Restoration aimed to help preserve Sirvan for future generations

July 25, 2021 - 19:46

TEHRAN – A team of Iranian restorers and cultural heritage experts has finished work on Sirvan in a bid to help preserve the ancient town for future generations.

Situated in modern Ilam province, Sirvan was once one of the most important and prosperous Iranian cities in the Sassanid period (224–651).

A sum of three billion rials (about $71,000 at the official exchange rate of 42,000 rials per dollar) was spent on the restoration project, provincial tourism chief Abdolmalek Shanbehzadeh said on July 20, CHTN reported.

“We hope to be good custodians of cultural heritage and pass it on to future generations as part of our enduring culture,” the official said.

Sirvan is home to the ruined bridges, roads, yards, numerous castles, and fortresses, amongst other ancient settlements.

The under-the-radar province is making its best to grow into a major travel destination for both domestic and international holidaymakers, sightseers, history buffs, and nature lovers.

The Sassanid era is of very high importance in the history of Iran. Experts believe during the Sassanid era the art and architecture of the nation experienced a general renaissance. In that era, crafts such as metalwork and gem-engraving grew highly sophisticated, as scholarship was encouraged by the state; many works from both the East and West were translated into Pahlavi, the official language of the Sassanians.

The Sassanid archaeological landscape also represents a highly efficient system of land use and strategic utilization of natural topography in the creation of the earliest cultural centers of the Sassanid civilization.

In 2018, UNESCO added an ensemble of Sassanian historical cities in southern Iran -- titled “Sassanid Archaeological Landscape of Fars Region”-- to its World Heritage list. The ensemble is comprised of eight archaeological sites situated in three geographical parts of Firuzabad, Bishapur, and Sarvestan. It reflects the optimized utilization of natural topography and bears witness to the influence of Achaemenid and Parthian cultural traditions and of Roman art, which later had a significant impact on the architecture and artistic styles of the Islamic era.

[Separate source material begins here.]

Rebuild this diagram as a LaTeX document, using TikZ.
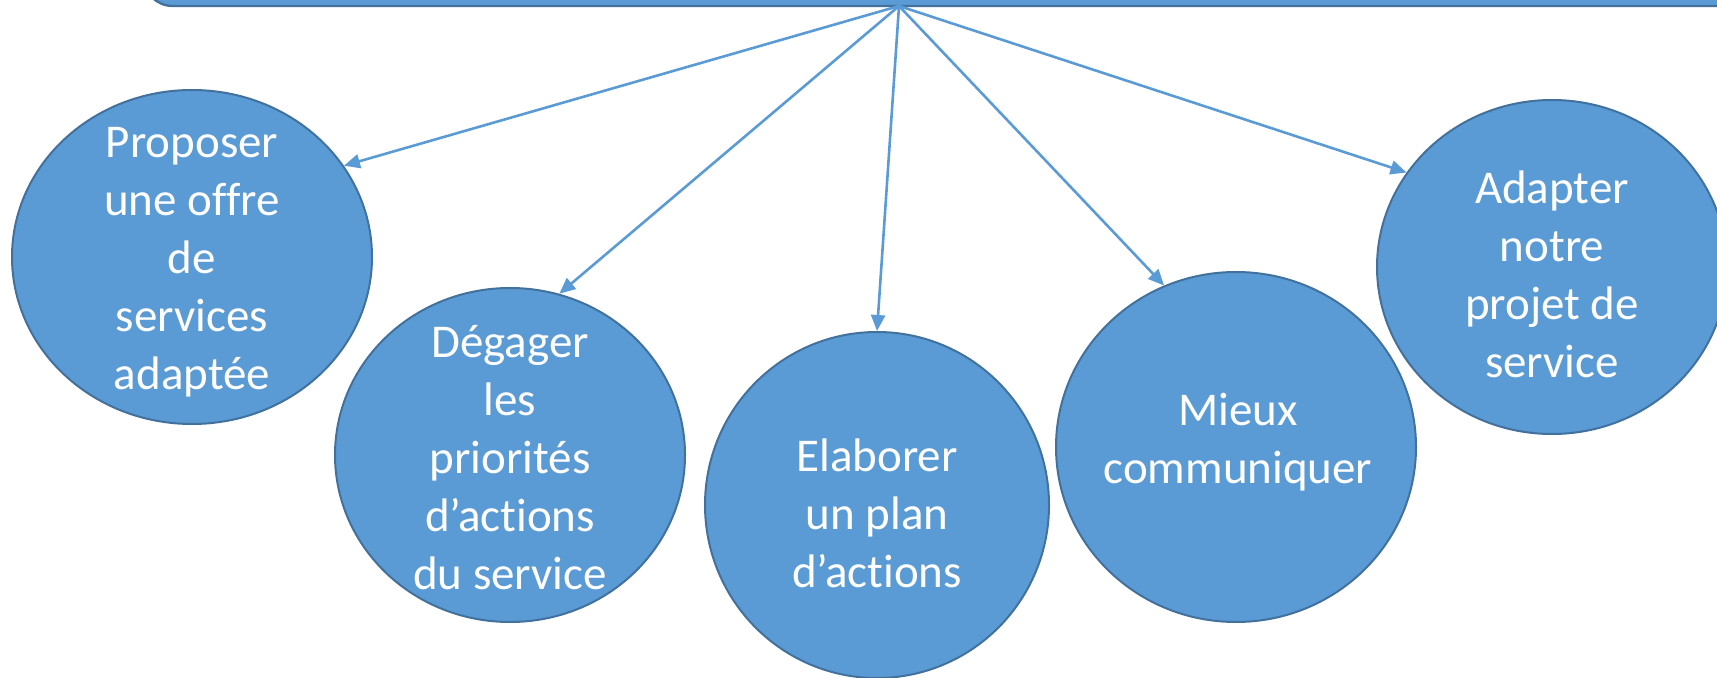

The dynasty evolved by Ardashir I and was destroyed by the Arabs during the period of 637 to 651. The dynasty was named after Sasan, an ancestor of Ardashir I. Under his leadership who reigned from 224 to 241, the Sassanians overthrew the Parthians and created an empire that was constantly changing in size as it reacted to Rome and Byzantium to the west and the Kushans and Hephthalites to the east, according to Britannica Encyclopedia.

At the time of Shapur I (reigned 241 CE–272), the empire stretched from Sogdiana and Iberia (Georgia) in the north to the Mazun region of Arabia in the south; in the east, it extended to the Indus River and in the west to the upper Tigris and Euphrates river valleys.